* begin *

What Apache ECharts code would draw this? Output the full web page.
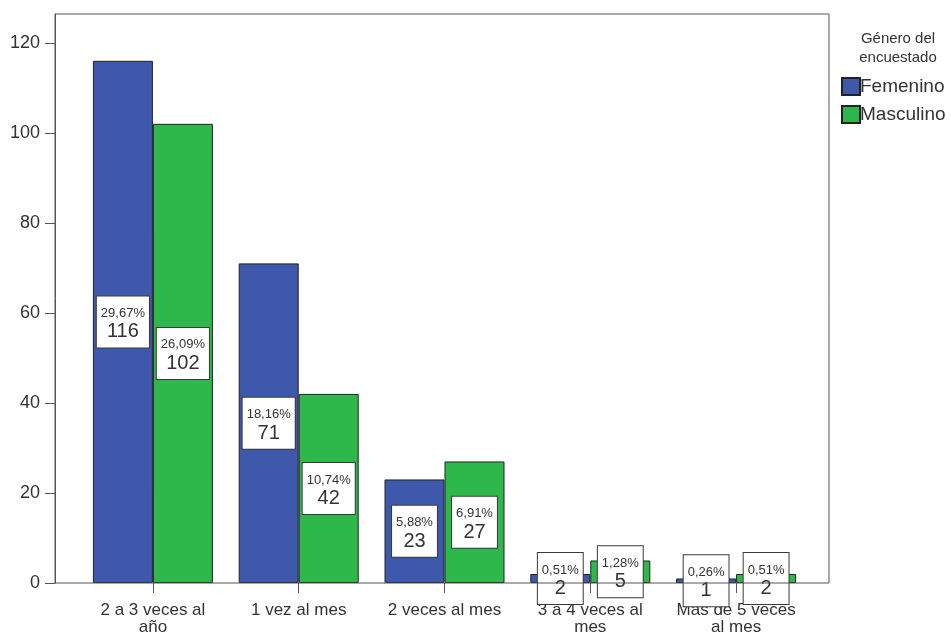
<!DOCTYPE html>
<html><head><meta charset="utf-8">
<script src="https://cdn.jsdelivr.net/npm/echarts@6/dist/echarts.min.js"></script>
<style>html,body{margin:0;padding:0;background:#fff}#c{width:951px;height:637px}</style>
</head><body><div id="c"></div>
<script>
const categories = ["2 a 3 veces al\naño", "1 vez al mes", "2 veces al mes", "3 a 4 veces al\nmes", "Mas de 5 veces\nal mes"];
const femenino = [116, 71, 23, 2, 1];
const masculino = [102, 42, 27, 5, 2];
const femeninoPct = ["29,67%", "18,16%", "5,88%", "0,51%", "0,26%"];
const masculinoPct = ["26,09%", "10,74%", "6,91%", "1,28%", "0,51%"];
const yTicks = [0, 20, 40, 60, 80, 100, 120];
const legendTitle = "Género del\nencuestado";
const seriesNames = ["Femenino", "Masculino"];

const FONT = '"Liberation Sans", Arial, sans-serif';
const chart = echarts.init(document.getElementById('c'), null, {renderer: 'canvas'});

function makeLabel(pcts) {
  return {
    show: true,
    position: 'inside',
    formatter: p => '{p|' + pcts[p.dataIndex] + '}\n{v|' + p.value + '}',
    backgroundColor: '#fff',
    borderColor: '#3a3a3a',
    borderWidth: 1,
    padding: [9, 4, 5, 4],
    rich: {
      p: {fontSize: 13, lineHeight: 16, color: '#333', fontFamily: FONT, align: 'center'},
      v: {fontSize: 20, lineHeight: 21, color: '#333', fontFamily: FONT, align: 'center'}
    }
  };
}

chart.setOption({
  backgroundColor: '#fff',
  animation: false,
  grid: {left: 80, right: 142, top: 14, bottom: 54, containLabel: false},
  title: {
    text: legendTitle,
    left: 893, top: 24, textAlign: 'center',
    textStyle: {fontSize: 15, fontWeight: 'normal', color: '#333', fontFamily: FONT, lineHeight: 19}
  },
  legend: {
    orient: 'vertical', left: 836, top: 72,
    itemWidth: 18, itemHeight: 17, itemGap: 9,
    icon: 'rect',
    textStyle: {fontSize: 19, color: '#333', fontFamily: FONT, padding: [0, 0, 0, -5]},
    data: seriesNames
  },
  xAxis: {
    type: 'category',
    data: categories,
    axisLine: {show: false},
    axisTick: {show: true, alignWithLabel: true, length: 10, lineStyle: {color: '#555'}},
    axisLabel: {fontSize: 17, lineHeight: 17, color: '#333', fontFamily: FONT, margin: 19, interval: 0}
  },
  yAxis: {
    type: 'value',
    min: 0, max: 126.4,
    offset: 25,
    splitLine: {show: false},
    axisLine: {show: true, lineStyle: {color: '#555'}},
    axisTick: {show: true, length: 10, customValues: yTicks, lineStyle: {color: '#555'}},
    axisLabel: {fontSize: 18, color: '#333', fontFamily: FONT, margin: 15, customValues: yTicks}
  },
  graphic: [{
    type: 'rect', z: 5, silent: true,
    shape: {x: 55, y: 14, width: 774, height: 569},
    style: {fill: 'none', stroke: '#555', lineWidth: 1}
  }],
  series: [
    {
      name: seriesNames[0], type: 'bar', data: femenino,
      barWidth: 60, barGap: '0%',
      itemStyle: {color: '#3e58ab', borderColor: '#222', borderWidth: 1},
      label: makeLabel(femeninoPct), z: 2
    },
    {
      name: seriesNames[1], type: 'bar', data: masculino,
      barWidth: 60, barGap: '0%',
      itemStyle: {color: '#2eb84c', borderColor: '#222', borderWidth: 1},
      label: makeLabel(masculinoPct), z: 2
    }
  ]
});
</script></body></html>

* end *

▸ Task statement:
Transcribe the material exactly, leaving every picture out.

▸ Result:
What Apache ECharts code would draw this? Output the full web page.
<!DOCTYPE html>
<html><head><meta charset="utf-8">
<script src="https://cdn.jsdelivr.net/npm/echarts@6/dist/echarts.min.js"></script>
<style>html,body{margin:0;padding:0;background:#fff}#c{width:951px;height:637px}</style>
</head><body><div id="c"></div>
<script>
const categories = ["2 a 3 veces al\naño", "1 vez al mes", "2 veces al mes", "3 a 4 veces al\nmes", "Mas de 5 veces\nal mes"];
const femenino = [116, 71, 23, 2, 1];
const masculino = [102, 42, 27, 5, 2];
const femeninoPct = ["29,67%", "18,16%", "5,88%", "0,51%", "0,26%"];
const masculinoPct = ["26,09%", "10,74%", "6,91%", "1,28%", "0,51%"];
const yTicks = [0, 20, 40, 60, 80, 100, 120];
const legendTitle = "Género del\nencuestado";
const seriesNames = ["Femenino", "Masculino"];

const FONT = '"Liberation Sans", Arial, sans-serif';
const chart = echarts.init(document.getElementById('c'), null, {renderer: 'canvas'});

function makeLabel(pcts) {
  return {
    show: true,
    position: 'inside',
    formatter: p => '{p|' + pcts[p.dataIndex] + '}\n{v|' + p.value + '}',
    backgroundColor: '#fff',
    borderColor: '#3a3a3a',
    borderWidth: 1,
    padding: [9, 4, 5, 4],
    rich: {
      p: {fontSize: 13, lineHeight: 16, color: '#333', fontFamily: FONT, align: 'center'},
      v: {fontSize: 20, lineHeight: 21, color: '#333', fontFamily: FONT, align: 'center'}
    }
  };
}

chart.setOption({
  backgroundColor: '#fff',
  animation: false,
  grid: {left: 80, right: 142, top: 14, bottom: 54, containLabel: false},
  title: {
    text: legendTitle,
    left: 893, top: 24, textAlign: 'center',
    textStyle: {fontSize: 15, fontWeight: 'normal', color: '#333', fontFamily: FONT, lineHeight: 19}
  },
  legend: {
    orient: 'vertical', left: 836, top: 72,
    itemWidth: 18, itemHeight: 17, itemGap: 9,
    icon: 'rect',
    textStyle: {fontSize: 19, color: '#333', fontFamily: FONT, padding: [0, 0, 0, -5]},
    data: seriesNames
  },
  xAxis: {
    type: 'category',
    data: categories,
    axisLine: {show: false},
    axisTick: {show: true, alignWithLabel: true, length: 10, lineStyle: {color: '#555'}},
    axisLabel: {fontSize: 17, lineHeight: 17, color: '#333', fontFamily: FONT, margin: 19, interval: 0}
  },
  yAxis: {
    type: 'value',
    min: 0, max: 126.4,
    offset: 25,
    splitLine: {show: false},
    axisLine: {show: true, lineStyle: {color: '#555'}},
    axisTick: {show: true, length: 10, customValues: yTicks, lineStyle: {color: '#555'}},
    axisLabel: {fontSize: 18, color: '#333', fontFamily: FONT, margin: 15, customValues: yTicks}
  },
  graphic: [{
    type: 'rect', z: 5, silent: true,
    shape: {x: 55, y: 14, width: 774, height: 569},
    style: {fill: 'none', stroke: '#555', lineWidth: 1}
  }],
  series: [
    {
      name: seriesNames[0], type: 'bar', data: femenino,
      barWidth: 60, barGap: '0%',
      itemStyle: {color: '#3e58ab', borderColor: '#222', borderWidth: 1},
      label: makeLabel(femeninoPct), z: 2
    },
    {
      name: seriesNames[1], type: 'bar', data: masculino,
      barWidth: 60, barGap: '0%',
      itemStyle: {color: '#2eb84c', borderColor: '#222', borderWidth: 1},
      label: makeLabel(masculinoPct), z: 2
    }
  ]
});
</script></body></html>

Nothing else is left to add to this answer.